Hacker Newsnew | past | comments | ask | show | jobs | submitlogin

i've seen photos of the bsod from an affected machine, the error code is `PAGE_FAULT_IN_NONPAGED_AREA`. here's some helpful takeaways from this incident:

1) mistakes in kernel-level drivers can and will crash the entire os

2) do not write kernel-level drivers

3) do not write kernel-level drivers

4) do not write kernel-level drivers

5) if you really need a kernel-level driver, do not write it in a memory unsafe language




I've said this elsewhere but the enabling of instant auto-updates on software relied on by a mission critical system is a much bigger problem than kernel drivers.

Just imagine that there's a proprietary firewall that everyone uses on their production servers. No kernel-level drivers necessary. A broken update causes the firewall to blindly reject any kind of incoming or outgoing request.

Easier to rollback because the system didn't break? Not really, you can't even get into the system anymore without physical access. The chaos would be just as bad.

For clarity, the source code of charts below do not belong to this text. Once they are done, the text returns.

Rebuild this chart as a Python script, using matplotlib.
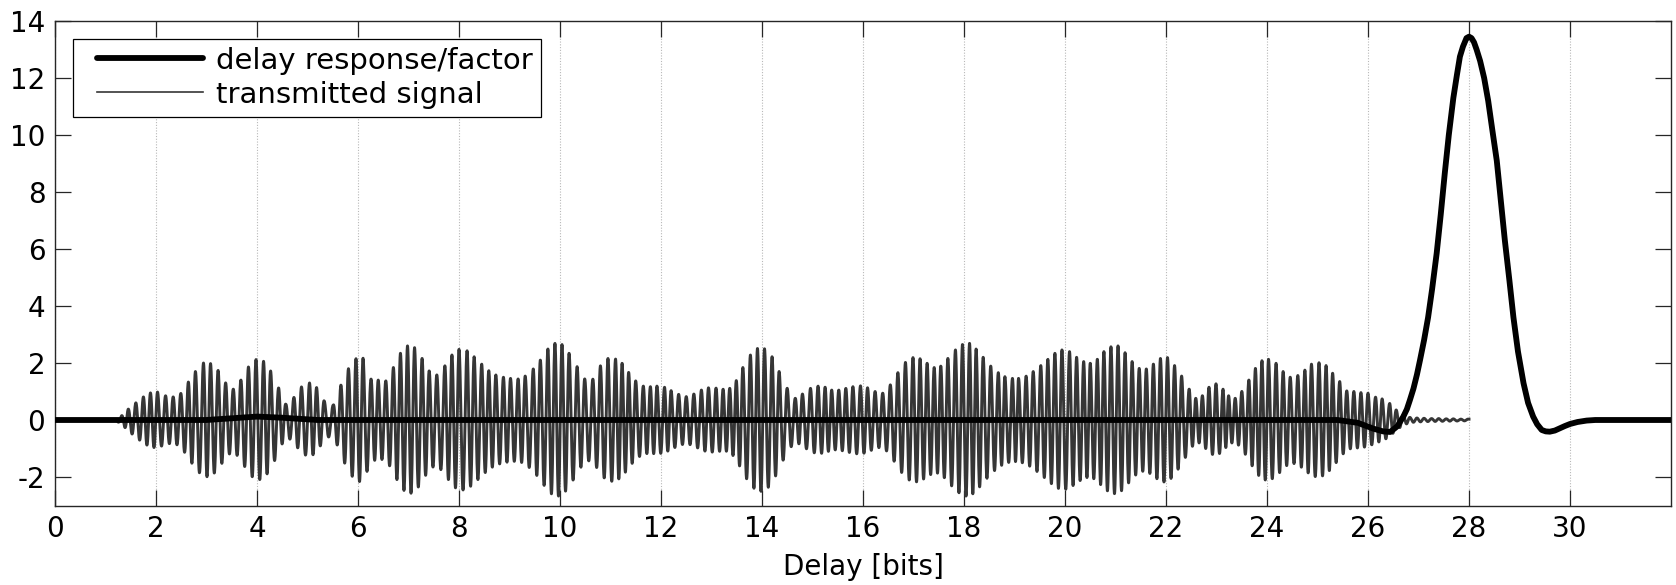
import numpy as np
import matplotlib
matplotlib.use("Agg")
import matplotlib.pyplot as plt
from matplotlib.legend_handler import HandlerLine2D

# Transmitted signal: carrier peak times [bits] and envelope amplitude at each peak
sig_peak_t = [
    1.18, 1.32, 1.45, 1.60, 1.75, 1.89, 2.03, 2.19, 2.34, 2.49, 2.64, 2.78, 2.94,
    3.08, 3.23, 3.38, 3.53, 3.68, 3.83, 3.98, 4.13, 4.27, 4.43, 4.57, 4.73,
    4.88, 5.04, 5.18, 5.33, 5.51, 5.66, 5.81, 5.96, 6.10, 6.26, 6.40, 6.55,
    6.70, 6.84, 6.98, 7.12, 7.27, 7.41, 7.56, 7.72, 7.86, 8.00, 8.16, 8.30,
    8.45, 8.59, 8.73, 8.88, 9.02, 9.17, 9.31, 9.47, 9.61, 9.76, 9.90, 10.04,
    10.18, 10.34, 10.49, 10.65, 10.80, 10.95, 11.10, 11.23, 11.36, 11.50,
    11.65, 11.79, 11.92, 12.07, 12.20, 12.35, 12.50, 12.65, 12.80, 12.94,
    13.09, 13.23, 13.36, 13.49, 13.62, 13.77, 13.91, 14.05, 14.20, 14.34,
    14.50, 14.66, 14.80, 14.96, 15.11, 15.25, 15.38, 15.52, 15.66, 15.80,
    15.95, 16.09, 16.24, 16.39, 16.54, 16.69, 16.84, 16.99, 17.13, 17.27,
    17.41, 17.54, 17.68, 17.83, 17.97, 18.11, 18.24, 18.38, 18.53, 18.68,
    18.81, 18.96, 19.08, 19.23, 19.37, 19.52, 19.66, 19.80, 19.94, 20.09,
    20.23, 20.37, 20.50, 20.64, 20.77, 20.91, 21.05, 21.19, 21.33, 21.47,
    21.61, 21.75, 21.89, 22.03, 22.17, 22.31, 22.46, 22.59, 22.72, 22.85,
    22.99, 23.13, 23.24, 23.37, 23.50, 23.64, 23.77, 23.90, 24.03, 24.18,
    24.32, 24.46, 24.61, 24.75, 24.88, 25.03, 25.17, 25.30, 25.44, 25.58,
    25.72, 25.86, 26.00, 26.15, 26.28, 26.43, 26.56, 26.70, 26.83, 26.97,
    27.11, 27.26, 27.40, 27.55, 27.69, 27.84, 27.98,
]
sig_peak_a = [
    0.00, 0.15, 0.38, 0.60, 0.81, 0.95, 0.98, 0.85, 0.81, 0.93, 1.33, 1.70, 2.00,
    1.98, 1.74, 1.30, 1.08, 1.40, 1.86, 2.12, 2.06, 1.72, 1.12, 0.55, 0.79,
    1.16, 1.30, 1.14, 0.67, 0.52, 1.22, 1.80, 2.15, 2.17, 1.43, 1.40, 1.37,
    1.84, 2.34, 2.60, 2.54, 2.16, 1.72, 1.58, 1.90, 2.28, 2.48, 2.43, 2.22,
    1.96, 1.73, 1.58, 1.50, 1.46, 1.44, 1.54, 1.79, 2.10, 2.49, 2.69, 2.65,
    2.34, 1.87, 1.44, 1.43, 1.90, 2.16, 2.14, 1.99, 1.67, 1.37,
    1.19, 1.17, 1.19, 1.15, 1.03, 0.90, 0.82, 0.91, 1.05, 1.13,
    1.12, 1.08, 1.11, 1.38, 1.84, 2.28, 2.51, 2.50, 2.22, 1.70,
    1.11, 0.76, 0.91, 1.11, 1.19, 1.15, 1.05, 1.05, 1.11, 1.17,
    1.20, 1.13, 1.00, 0.94, 1.23, 1.66, 2.02, 2.19, 2.15, 1.99,
    1.84, 1.89, 2.16, 2.46, 2.65, 2.69, 2.49, 2.20, 1.89, 1.66,
    1.52, 1.46, 1.46, 1.54, 1.70, 1.91, 2.13, 2.34, 2.46, 2.40,
    2.20, 2.05, 1.99, 2.13, 2.40, 2.57, 2.60, 2.36, 2.05, 1.81,
    1.79, 1.96, 2.16, 2.19, 1.91, 1.54, 1.08, 0.76, 0.85, 1.15,
    1.27, 1.08, 0.85, 0.76, 1.00, 1.40, 1.81, 2.08, 2.13, 1.99,
    1.70, 1.50, 1.56, 1.75, 1.96, 2.01, 1.91, 1.64, 1.35, 1.02,
    1.00, 0.96, 0.94, 0.80, 0.74, 0.58, 0.35, 0.18, 0.09, 0.07,
    0.06, 0.05, 0.05, 0.04, 0.04, 0.03, 0.03,
]
sig_span = [0.0, 28.0]

# Delay response / factor curve
resp_t = [0.0, 3.0, 3.5, 4.0, 4.5, 5.2, 25.4, 25.8, 26.1, 26.3, 26.44, 26.58,
          26.70, 26.77, 26.83, 26.90, 26.97, 27.03, 27.11, 27.19, 27.27, 27.36,
          27.44, 27.52, 27.60, 27.69, 27.76, 27.82, 27.88, 27.95, 28.00, 28.05,
          28.10, 28.15, 28.22, 28.30, 28.38, 28.46, 28.55, 28.63, 28.71, 28.80,
          28.88, 28.97, 29.08, 29.17, 29.27, 29.35, 29.44, 29.52, 29.60, 29.70,
          29.80, 29.90, 30.00, 30.15, 30.33, 30.50, 30.70, 32.0]
resp_v = [0.0, 0.0, 0.06, 0.12, 0.08, 0.0, 0.0, -0.10, -0.30, -0.40, -0.42, -0.22,
          0.12, 0.38, 0.70, 1.10, 1.60, 2.10, 2.80, 3.60, 4.60, 5.85,
          7.20, 8.65, 10.00, 11.30, 12.10, 12.75, 13.10, 13.40, 13.45, 13.40,
          13.25, 13.00, 12.60, 12.00, 11.20, 10.20, 9.10, 7.70, 6.30, 4.90,
          3.60, 2.40, 1.29, 0.60, 0.12, -0.15, -0.35, -0.40, -0.41, -0.37,
          -0.29, -0.21, -0.14, -0.07, -0.02, 0.0, 0.0, 0.0]

x_ticks = list(range(0, 31, 2))
y_ticks = list(range(-2, 15, 2))
x_lim = (0, 32)
y_lim = (-3, 14)

plt.rcParams['font.family'] = ['DejaVu Sans']
plt.rcParams['axes.unicode_minus'] = False
FS = 20
LEG_FS = 21

fig = plt.figure(figsize=(16.76, 5.85), dpi=100)
ax = fig.add_axes([55 / 1676, 1 - 505.5 / 585, 1616 / 1676, 484.5 / 585])

# modulated carrier: envelope and phase follow the peak list
t = np.linspace(sig_span[0], sig_span[1], 14000)
cycle_idx = np.arange(len(sig_peak_t), dtype=float)
phase = 2 * np.pi * np.interp(t, sig_peak_t, cycle_idx)
env = np.interp(t, sig_peak_t, sig_peak_a, left=0.0, right=sig_peak_a[-1])
signal = env * np.cos(phase)

ax.plot(t, signal, color='#363636', lw=2.1, zorder=2, label='transmitted signal')
ax.plot(resp_t, resp_v, color='black', lw=4.2, zorder=3,
        solid_joinstyle='round', solid_capstyle='round',
        label='delay response/factor')

ax.set_xlim(*x_lim)
ax.set_ylim(*y_lim)
ax.set_xticks(x_ticks)
ax.set_yticks(y_ticks)
ax.xaxis.grid(True, linestyle=(0, (1, 1.5)), color='#b8b8b8', lw=0.8)
ax.set_axisbelow(True)
ax.tick_params(direction='in', length=11.5, width=0.9, top=True, right=True,
               labelsize=FS, pad=7, colors='#262626', labelcolor='black')
for s in ax.spines.values():
    s.set_linewidth(1.0)
    s.set_color('#262626')
ax.set_xlabel('Delay [bits]', fontsize=FS, labelpad=7)

handles, labels = ax.get_legend_handles_labels()
leg = ax.legend(handles[::-1], labels[::-1], loc='upper left', fontsize=LEG_FS,
                fancybox=False, framealpha=1, edgecolor='black',
                handlelength=4.2, handletextpad=0.45, borderaxespad=0.6,
                labelspacing=0.2, borderpad=0.28,
                handler_map={h: HandlerLine2D(xpad=0.55) for h in handles})
leg.get_frame().set_linewidth(0.9)
leg.get_lines()[1].set_linewidth(1.2)

fig.savefig('out.png', dpi=100)
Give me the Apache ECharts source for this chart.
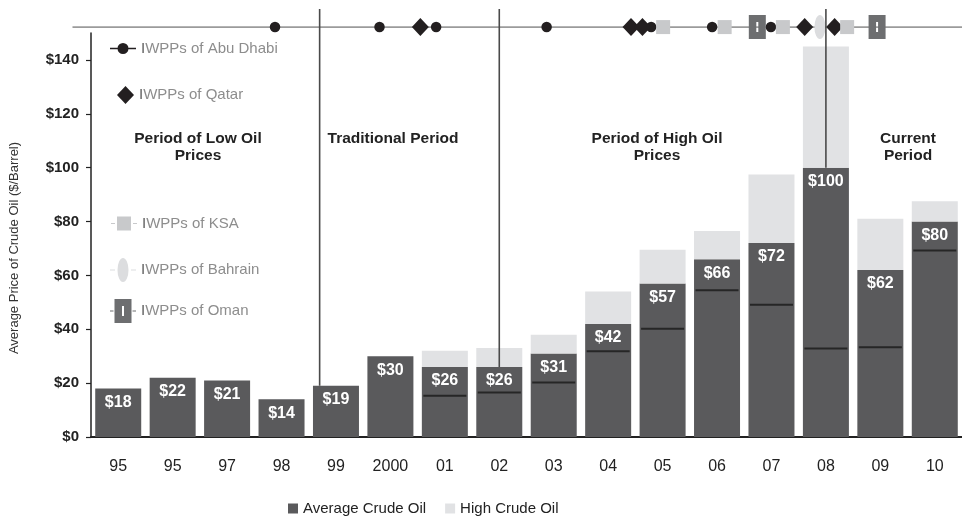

A firewall is an easy example, but it can be any kind of application. A broken update can effectively bring the system down.


There sure are a lot of mission-critical systems and companies hit by this. I am surprised that auto-updates are enabled. I read about some large companies/services in my country being affected, but also a few which are unaffected. Maybe they have hired a good IT provider.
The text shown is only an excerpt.